Nanoha StrikerS is in large part about growing the cast company, or just plain growing up. For the cast, there was plenty of growing up to be had by way of a thorough beat down. But continuing on with the corporate analogy, the startup days are over.
Non-stop confrontation is over. Do or die every episode, as a general rule, is over. Other people give the orders and impose crippling limits on their subordinates. A lot of the episodes have this comfortable, laid-back, secure desk job, feel. This might actually be because there are actual desk job scenes. Lots of them.
Training is just that. It's repetitive and progress is generally measured over weeks, if not months. I can appreciate training, but it's hard to make training scenes compelling to watch. Invariably all such scenes have, "Do this. Do that. Do this again. Here's a tip. Here's a new ability" ad nauseum.
When the characters involved in training don't totally suck but aren't absolutely brilliant either, it's doubly hard to watch with interest. There are no antics or mishaps from newbies, nor are there personality conflicts between n00bs and l33ts alike. Limbo characters just follow orders, over and over, and steadily get better. Their continued improvement is as assured as paint drying.
No doubt more consideration will be given to the replacement of our modern weapons with magical ones. It would have been nice if more information to that debate was offered up front in place of some of the training scenes. If nothing else, more office politics would have sufficed. Those teaser discussions between Gaiz and Auris brought nothing to the table, other than maybe Auris having a crisis of confidence (or conscience) in an elevator.
And finally, just some musings specific to episode 17.

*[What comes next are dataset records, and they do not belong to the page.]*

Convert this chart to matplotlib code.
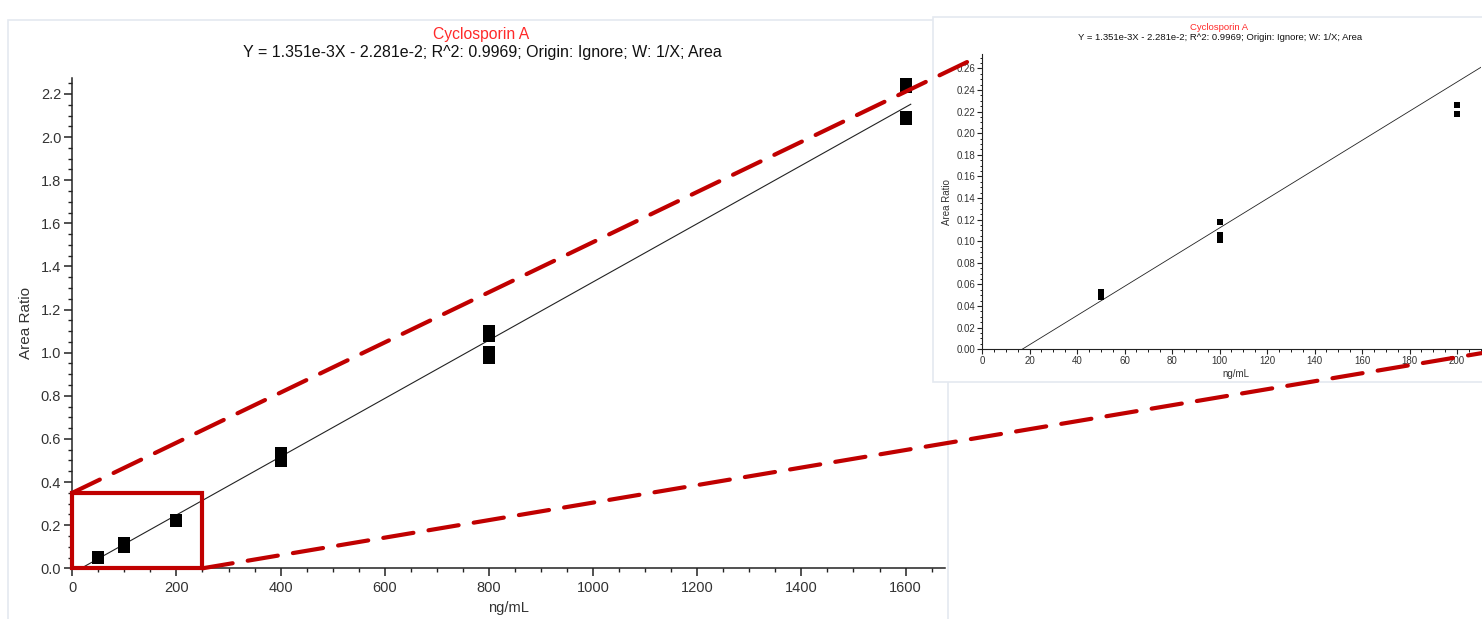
import matplotlib
matplotlib.use("Agg")
import matplotlib.pyplot as plt
from matplotlib.ticker import MultipleLocator, FormatStrFormatter
from matplotlib.patches import Rectangle, ConnectionPatch
import numpy as np

plt.rcParams['font.family'] = ['Liberation Sans', 'DejaVu Sans']
plt.rcParams['lines.scale_dashes'] = False

# ---- data ----
conc = [50, 50, 100, 100, 100, 200, 200, 400, 400, 800, 800, 800, 800, 1600, 1600, 1600, 1600]
area_ratio = [0.053, 0.048, 0.118, 0.106, 0.101, 0.226, 0.218, 0.535, 0.498,
              1.101, 1.078, 1.004, 0.976, 2.270, 2.233, 2.092, 2.084]
slope = 1.351e-3
intercept = -2.281e-2
fit_x_max = 1610
title = "Cyclosporin A"
subtitle = "Y = 1.351e-3X - 2.281e-2; R^2: 0.9969; Origin: Ignore; W: 1/X; Area"
xlabel = "ng/mL"
ylabel = "Area Ratio"
zoom_box = (0, 0, 250, 0.35)  # x0, y0, x1, y1 in main data units

W, H = 1482, 619
fig = plt.figure(figsize=(W / 100, H / 100), dpi=100)
fig.patch.set_facecolor('white')

def fbox(x0, y0, x1, y1):
    return [x0 / W, (H - y1) / H, (x1 - x0) / W, (y1 - y0) / H]

# panel backgrounds
for (x0, y0, x1, y1) in [(8, 20, 948, 640), (933, 17, 1490, 382)]:
    b = fbox(x0, y0, x1, y1)
    fig.add_artist(Rectangle((b[0], b[1]), b[2], b[3], transform=fig.transFigure,
                             facecolor='white', edgecolor='#e4e9f0', lw=1.2, zorder=0))

text_col = '#333333'
red_title = '#ff2a2a'
box_red = '#c00000'

def style_axes(a, fs, maj_len, min_len, lw):
    a.set_facecolor('none')
    for s in ['top', 'right']:
        a.spines[s].set_visible(False)
    for s in ['left', 'bottom']:
        a.spines[s].set_color('#222222')
        a.spines[s].set_linewidth(lw)
    a.tick_params(which='major', direction='out', length=maj_len, width=lw,
                  color='#222222', labelsize=fs, labelcolor=text_col, pad=2)
    a.tick_params(which='minor', direction='out', length=min_len, width=lw * 0.9,
                  color='#222222')

# ---- main axes ----
ax = fig.add_axes(fbox(72.3, 78, 944.6, 568.3))
style_axes(ax, 10.5, 6, 3, 1.1)
ax.set_xlim(0, 1675)
ax.set_ylim(0, 2.274)
ax.xaxis.set_major_locator(MultipleLocator(200))
ax.xaxis.set_minor_locator(MultipleLocator(50))
ax.yaxis.set_major_locator(MultipleLocator(0.2))
ax.yaxis.set_minor_locator(MultipleLocator(0.05))
ax.yaxis.set_major_formatter(FormatStrFormatter('%.1f'))
ax.xaxis.set_major_formatter(FormatStrFormatter('%d'))
ax.tick_params(axis='x', which='major', pad=3)

x0 = -intercept / slope
fx = np.array([x0, fit_x_max])
ax.plot(fx, slope * fx + intercept, color='#222222', lw=0.8, zorder=2)
ax.plot(conc, area_ratio, linestyle='none', marker='s', markersize=8.5,
        markerfacecolor='black', markeredgewidth=0, color='black', zorder=3)
ax.set_xlabel(xlabel, fontsize=10.5, color=text_col)
ax.set_ylabel(ylabel, fontsize=11, color=text_col)
ax.xaxis.set_label_coords(0.5, -0.066)
ax.yaxis.set_label_coords(-0.045, 0.5)

fig.text(481 / W, 1 - 34 / H, title, color=red_title, fontsize=11.3, ha='center', va='center')
fig.text(482 / W, 1 - 53 / H, subtitle, color='#111111', fontsize=11.5, ha='center', va='center')

# zoom rectangle
bx0, by0, bx1, by1 = zoom_box
ax.add_patch(Rectangle((bx0, by0), bx1 - bx0, by1 - by0, fill=False,
                       edgecolor=box_red, lw=3, clip_on=False, zorder=5))

# ---- inset axes ----
ins = fig.add_axes(fbox(982, 54.3, 1480.8, 349.3))
style_axes(ins, 7, 3.5, 1.8, 0.8)
ins.set_xlim(0, 210)
ins.set_ylim(0, 0.273)
ins.xaxis.set_major_locator(MultipleLocator(20))
ins.xaxis.set_minor_locator(MultipleLocator(5))
ins.yaxis.set_major_locator(MultipleLocator(0.02))
ins.yaxis.set_minor_locator(MultipleLocator(0.005))
ins.yaxis.set_major_formatter(FormatStrFormatter('%.2f'))
ins.xaxis.set_major_formatter(FormatStrFormatter('%d'))
ins.tick_params(which='major', pad=1.5)
fx2 = np.array([x0, 260])
ins.plot(fx2, slope * fx2 + intercept, color='#222222', lw=0.6, zorder=2)
ins.plot(conc, area_ratio, linestyle='none', marker='s', markersize=5,
         markerfacecolor='black', markeredgewidth=0, color='black', zorder=3)
ins.set_xlabel(xlabel, fontsize=7, color=text_col)
ins.set_ylabel(ylabel, fontsize=7, color=text_col)
ins.xaxis.set_label_coords(0.51, -0.068)
ins.yaxis.set_label_coords(-0.06, 0.5)

fig.text(1219 / W, 1 - 27.7 / H, title, color=red_title, fontsize=6.8, ha='center', va='center')
fig.text(1220 / W, 1 - 38 / H, subtitle, color='#111111', fontsize=6.8, ha='center', va='center')

# connector dashed lines
dash = (0, (22, 11))
c1 = ConnectionPatch(xyA=(bx0, by1), coordsA=ax.transData,
                     xyB=(-0.01, 0.99), coordsB=ins.transAxes,
                     color=box_red, lw=3, linestyle=dash, zorder=10)
c2 = ConnectionPatch(xyA=(bx1, by0), coordsA=ax.transData,
                     xyB=(1.005, -0.012), coordsB=ins.transAxes,
                     color=box_red, lw=3, linestyle=dash, zorder=10)
fig.add_artist(c1)
fig.add_artist(c2)

fig.savefig("out.png", dpi=100)
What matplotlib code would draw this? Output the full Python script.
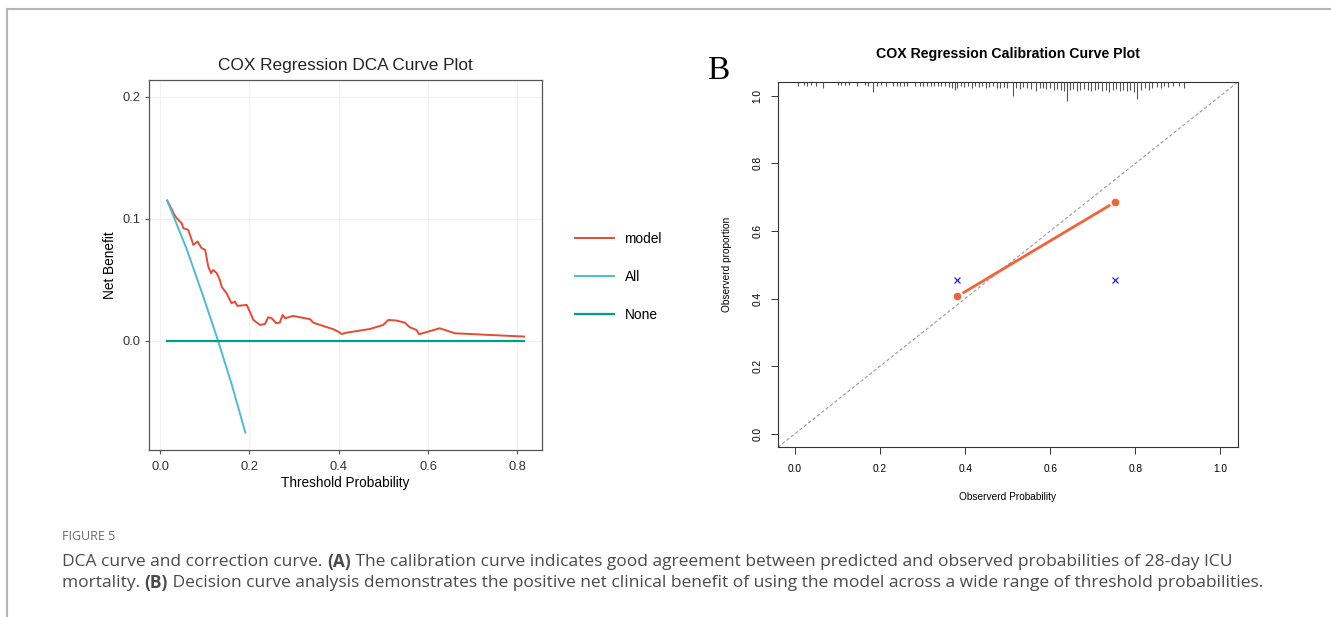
import numpy as np
import matplotlib
matplotlib.use('Agg')
import matplotlib.pyplot as plt
from matplotlib.lines import Line2D

# ------------------------------------------------------------------ data --- #

# panel A: decision curve
model_thr = [0.016, 0.026, 0.031, 0.037, 0.0485, 0.052, 0.063, 0.071, 0.0745, 0.084,
             0.093, 0.101, 0.108, 0.114, 0.119, 0.127, 0.134, 0.138, 0.149, 0.160,
             0.168, 0.173, 0.194, 0.201, 0.209, 0.224, 0.235, 0.242, 0.250, 0.260,
             0.268, 0.2745, 0.280, 0.298, 0.336, 0.343, 0.365, 0.388, 0.399, 0.4065,
             0.418, 0.470, 0.4996, 0.511, 0.529, 0.548, 0.559, 0.574, 0.580, 0.626,
             0.660, 0.738, 0.815]
model_nb = [0.115, 0.108, 0.104, 0.1006, 0.0965, 0.0924, 0.091, 0.0828, 0.0787, 0.0814,
            0.076, 0.0746, 0.0609, 0.0555, 0.0582, 0.0555, 0.050, 0.0445, 0.039, 0.0309,
            0.0322, 0.0287, 0.0295, 0.024, 0.0172, 0.0131, 0.0139, 0.0194, 0.0186, 0.0145,
            0.015, 0.0213, 0.0186, 0.0205, 0.0178, 0.015, 0.0123, 0.0096, 0.0076, 0.0057,
            0.0068, 0.0098, 0.0131, 0.0172, 0.0167, 0.015, 0.0112, 0.009, 0.0055, 0.0104,
            0.0063, 0.0049, 0.0036]
all_thr = [0.016, 0.060, 0.100, 0.130, 0.160, 0.191]
all_nb = [0.115, 0.075, 0.033, 0.0, -0.035, -0.075]
none_thr = [0.016, 0.815]
none_nb = [0.0, 0.0]

# panel B: calibration
cal_pred = [0.382, 0.753]
cal_obs = [0.407, 0.686]
cal_ideal = [0.454, 0.455]

# rug of predicted values along the top and spike length
rug_x = [0.008, 0.021, 0.029, 0.038, 0.050, 0.067, 0.101, 0.109, 0.118, 0.126,
         0.147, 0.164, 0.172, 0.183, 0.193, 0.202, 0.214, 0.231, 0.239, 0.247,
         0.256, 0.264, 0.281, 0.294, 0.302, 0.310, 0.319, 0.327, 0.336, 0.344,
         0.352, 0.361, 0.369, 0.375, 0.382, 0.390, 0.398, 0.407, 0.415, 0.424,
         0.432, 0.440, 0.449, 0.457, 0.466, 0.474, 0.482, 0.491, 0.499, 0.512,
         0.520, 0.528, 0.537, 0.545, 0.554, 0.566, 0.575, 0.583, 0.591, 0.600,
         0.608, 0.617, 0.625, 0.633, 0.639, 0.646, 0.654, 0.663, 0.671, 0.679,
         0.688, 0.696, 0.705, 0.713, 0.721, 0.730, 0.738, 0.747, 0.755, 0.763,
         0.772, 0.780, 0.788, 0.797, 0.803, 0.814, 0.822, 0.831, 0.839, 0.852,
         0.860, 0.868, 0.877, 0.889, 0.902, 0.914]
rug_h = [0.010, 0.008, 0.010, 0.008, 0.010, 0.016, 0.008, 0.008, 0.008, 0.008,
         0.010, 0.008, 0.010, 0.030, 0.010, 0.008, 0.010, 0.010, 0.012, 0.010,
         0.012, 0.010, 0.010, 0.012, 0.010, 0.012, 0.010, 0.010, 0.012, 0.010,
         0.012, 0.014, 0.016, 0.022, 0.016, 0.012, 0.014, 0.012, 0.016, 0.012,
         0.014, 0.012, 0.016, 0.014, 0.012, 0.016, 0.018, 0.014, 0.016, 0.040,
         0.016, 0.020, 0.014, 0.018, 0.020, 0.026, 0.018, 0.016, 0.020, 0.018,
         0.022, 0.020, 0.024, 0.026, 0.056, 0.024, 0.020, 0.026, 0.022, 0.020,
         0.024, 0.026, 0.022, 0.020, 0.026, 0.022, 0.028, 0.024, 0.020, 0.026,
         0.022, 0.026, 0.024, 0.028, 0.050, 0.022, 0.018, 0.024, 0.016, 0.014,
         0.018, 0.012, 0.014, 0.010, 0.012, 0.016]

caption_title = 'FIGURE 5'
caption_lines = [
    [('DCA curve and correction curve. ', 'normal'), ('(A)', 'bold'),
     (' The calibration curve indicates good agreement between predicted and observed probabilities of 28-day ICU', 'normal')],
    [('mortality. ', 'normal'), ('(B)', 'bold'),
     (' Decision curve analysis demonstrates the positive net clinical benefit of using the model across a wide range of threshold probabilities.', 'normal')],
]

W, H = 1331, 617
plt.rcParams['font.family'] = ['Liberation Sans', 'DejaVu Sans']

fig = plt.figure(figsize=(W / 100, H / 100), dpi=100)


def px_box(left, top, right, bottom):
    return [left / W, 1 - bottom / H, (right - left) / W, (bottom - top) / H]


# ----------------------------------------------------------- panel A --- #
ax1 = fig.add_axes(px_box(149.3, 80, 542, 450))
ax1.plot(model_thr, model_nb, color='#E64B35', lw=1.4, label='model')
ax1.plot(all_thr, all_nb, color='#4DBBD5', lw=1.4, label='All')
ax1.plot(none_thr, none_nb, color='#00A087', lw=1.6, label='None')
ax1.set_xlim(-0.024, 0.855)
ax1.set_ylim(-0.0893, 0.2137)
ax1.set_xticks([0.0, 0.2, 0.4, 0.6, 0.8])
ax1.set_yticks([0.0, 0.1, 0.2])
ax1.grid(True, color='#f1f1f1', lw=0.9)
ax1.set_axisbelow(True)
for s in ax1.spines.values():
    s.set_color('#555555')
    s.set_linewidth(0.9)
ax1.tick_params(length=3, width=0.8, color='#555555', labelsize=9.3,
                labelcolor='#333333', pad=3)
ax1.tick_params(axis='x', pad=5)
ax1.set_xlabel('Threshold Probability', fontsize=9.8, va='center')
ax1.set_ylabel('Net Benefit', fontsize=9.8, va='center')
ax1.xaxis.set_label_coords(0.5, -0.089)
ax1.yaxis.set_label_coords(-0.100, 0.5)
ax1.set_title('COX Regression DCA Curve Plot', fontsize=12.4, y=1.04, pad=0,
              va='center', color='#222222')
fig.legend(*ax1.get_legend_handles_labels(), loc='center left',
           bbox_to_anchor=(575 / W, 1 - 277 / H), frameon=False,
           fontsize=9.9, handlelength=2.8, handletextpad=0.8,
           labelspacing=1.75, borderpad=0, borderaxespad=0)

# ----------------------------------------------------------- panel B --- #
ax2 = fig.add_axes(px_box(777.9, 82.3, 1237.5, 447.3))
ax2.set_xlim(-0.04, 1.04)
ax2.set_ylim(-0.04, 1.04)
ax2.axline((0, 0), (1, 1), color='#9a9a9a', lw=0.8, dashes=(3, 2))
ax2.vlines(rug_x, 1.04 - np.array(rug_h), 1.04, color='#555555', lw=0.8)
ax2.annotate('', xy=(cal_pred[1], cal_obs[1]), xytext=(cal_pred[0], cal_obs[0]),
             arrowprops=dict(arrowstyle='-', color='#F4623A', lw=2.0,
                             shrinkA=5, shrinkB=5))
ax2.plot(cal_pred, cal_obs, 'o', color='#F4623A', ms=4.5)
ax2.plot(cal_pred, cal_ideal, 'x', color='#1f1fff', ms=5, mew=0.9)
ax2.set_xticks(np.arange(0, 1.01, 0.2))
ax2.set_yticks(np.arange(0, 1.01, 0.2))
ax2.set_xticklabels(['0.0', '0.2', '0.4', '0.6', '0.8', '1.0'])
ax2.set_yticklabels(['0.0', '0.2', '0.4', '0.6', '0.8', '1.0'])
for s in ax2.spines.values():
    s.set_color('#333333')
    s.set_linewidth(0.8)
ax2.tick_params(length=5, width=0.7, color='#333333', labelsize=7.3, pad=7)
ax2.tick_params(axis='y', labelrotation=90, pad=6)
for lab in ax2.get_yticklabels():
    lab.set_va('center')
ax2.set_xlabel('Observerd Probability', fontsize=7.3, va='center')
ax2.set_ylabel('Observerd proportion', fontsize=7.3, va='center')
ax2.xaxis.set_label_coords(0.5, -0.136)
ax2.yaxis.set_label_coords(-0.111, 0.5)
ax2.set_title('COX Regression Calibration Curve Plot', fontsize=10.2,
              fontweight='bold', y=1.078, pad=0, va='center')

fig.text(718 / W, 1 - 71 / H, 'B', fontsize=24, family='Liberation Serif',
         ha='center', va='center')

# ------------------------------------------------------- frame + caption --- #
fig.add_artist(Line2D([7 / W, 1], [1 - 9 / H] * 2, transform=fig.transFigure,
                      color='#b5b5b5', lw=1.5))
fig.add_artist(Line2D([7 / W] * 2, [0, 1 - 9 / H], transform=fig.transFigure,
                      color='#b5b5b5', lw=1.5))

cap_x = 62
cap_font = ['Open Sans', 'DejaVu Sans']
fig.text(cap_x / W, 1 - 537 / H, caption_title, fontsize=9, family=cap_font,
         color='#6a6a6a', va='center')

renderer = fig.canvas.get_renderer()
for i, runs in enumerate(caption_lines):
    x = cap_x / W
    y = 1 - (562 + 21 * i) / H
    for txt, weight in runs:
        t = fig.text(x, y, txt, fontsize=12.5, family=cap_font, fontweight=weight,
                     color='#4a4a4a', va='center')
        x += t.get_window_extent(renderer=renderer).width / W

fig.savefig('out.png', dpi=100)
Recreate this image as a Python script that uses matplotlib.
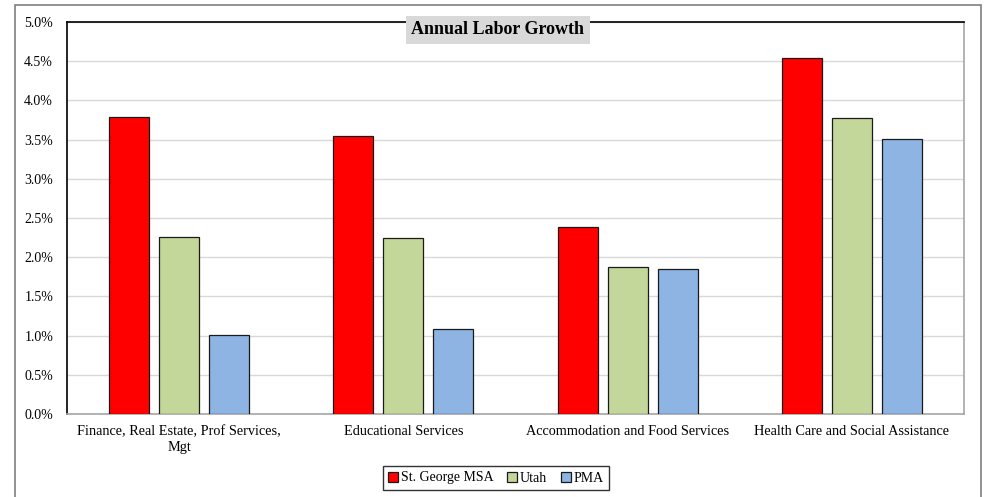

Okay Vice, I understand that you might be high off the fumes from burning plastics, asbestos, and stuffed toy rabbits, but real snipers shake off the hallucinations. Are you not a pro sniper? Apparently, not pro enough. I suppose when you're washed up, you're washed up, damaged goods, etc.
It's not quite aimbot, but just who is in charge here? How good of a sniper are you if you need your rifle to tell you when to fire? But still, they should have had a better reason for deploying a sniper. The dude was holding a knife. For mages with barrier jackets, what is a knife going to do? And there are people who can hover! Rappel (or hover) down from the side, swing in, apply a barrier to the kid (or apply flash bang), kick butt.
If Vice doesn't pick up his sniper rifle again or if Teana doesn't receive pointers, I'll be disappointed. It means a scene was wasted talking about his past, which could have been easily inferred from his conveniently timed flashback.
1 comments:
Indeed, I was thinking how convenient it was for Teana to talk about his past, only to have it referenced just an episode later.